28 April 2012

The girl on the hat-shelf

A couple of weeks or so ago, when I enthused about song as meme, Ray Girvan rightly reminded me that it is “...a very mutatable one, unless continually reinforced by knowledge of some canonical version. The very tendency to fit misheard lyrics to known words (even if semantically ridiculous) is part of that process.”

It will not be news to anyone who is a fan (and perhaps of Woodstock vintage...), and of no interest to those who are not, that Joan Baez is on tour in Europe. Having just heard her sing for the first time in many years, my partner and I fell to discussing her songs, and discovered a disagreement between us over the meaning of a particular line from the third stanza of Diamonds and rust: “The girl on the hat-shelf". One thing led to another and thence, inevitably, to one of the many lyrics websites ... where we discovered that for more than thirty five years we've been mishearing the line. It's not "hat-shelf" but "half shell".

[Edit: as Ray has subsequently pointed out, in a comment to this post, the "half shell" probably refers to to Botticelli's The birth of Venus ... an interesting iconographic extension to the Marian image of "The Madonna" on the previous line. My assumption before this had been that "the girl on the hat-shelf" was Baez's position as a lover taken down and put back at Dylan's convenience.]

Unable to believe this we searched further and, eventually, alighted on Baez’ own web site which confirmed our mistake ... but not before (in our certainty that we were right) we'd done a web search for "the girl on the hat-shelf". That search netted us just one hit: a Harry Potter fan fiction site. It seems that Harry Potter fan fiction makes frequent use of lyrics from this song; but I'll stick with this one instance by Morag X Henegev because, apart from replicating our own mishearing, it introduces several others (I should point out that it would seem Henegev is not a native English speaker, which greatly increases the difficulty of transcription).

Here are the two versions of that stanza...

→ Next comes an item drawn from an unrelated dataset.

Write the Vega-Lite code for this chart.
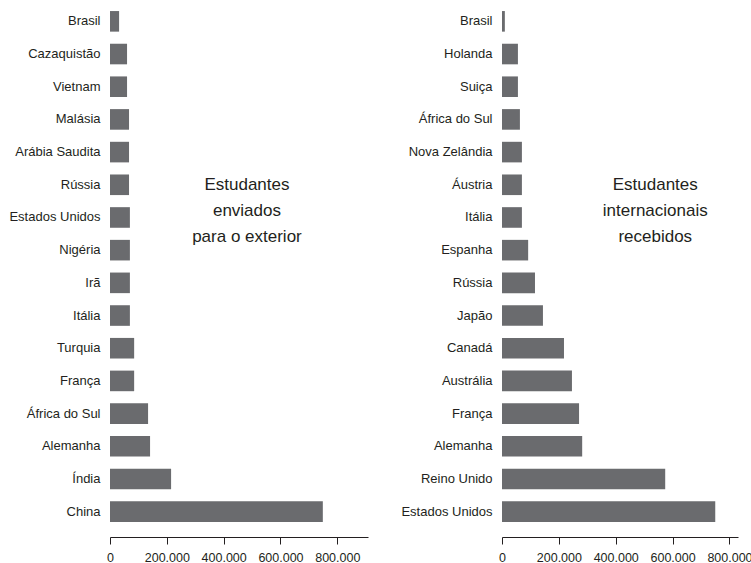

As Baez sang itAs Henegev heard it
Well you burst on the scene
Already a legend
The unwashed phenomenon
The original vagabond
You strayed into my arms
And there you stayed
Temporarily lost at sea
The Madonna was yours for free
Yes the girl on the half-shell
Would keep you unharmed
Well, you burst on scene
Already a legend
A young, washed phenomena
The original beg-a-bong
Heading straight into my arms
And there you stayed
Temporarily lost at sea
The Madonna was yours for free
Yes, the girl on the hat-shelf
Could keep you unharmed.


Ray Girvan said...

Just so. Baez's lyrics are clearly a reference to the birth of Venus ("on the half-shell").

But I've done similar. For many years I thought the words to The Seekers' Georgie Girl were "It's time for jumping down from the shell" - when it's "the shelf".

Felix said...

Good to hear somebody else remember Georgy Girl!

I loved it at the time, and bounce to the tune on hearing the name still.

Geoff said...

Dusty Springfield sang, as I heard it, "You don't have to love me just because I'm fat"
Desmond Decker kept singing that his ears were alight! and there is a Wham song "I'm Your Man" in which Heidi hears the words "you halfway" as, "I'll take your handbag 'round the world!

Dr. C said...

Makes you think of Freud and his "parapraxis." Since I clearly heard "girl on the half shell" there must be something in the British subconscious that altered the hearing. Mussel-phobia?

Ray Girvan said...

The lyric ...

Well you burst on the scene
Already a legend

... does relate to Venus. As in the painting, the deal with with the half-shell was that she was born as adult.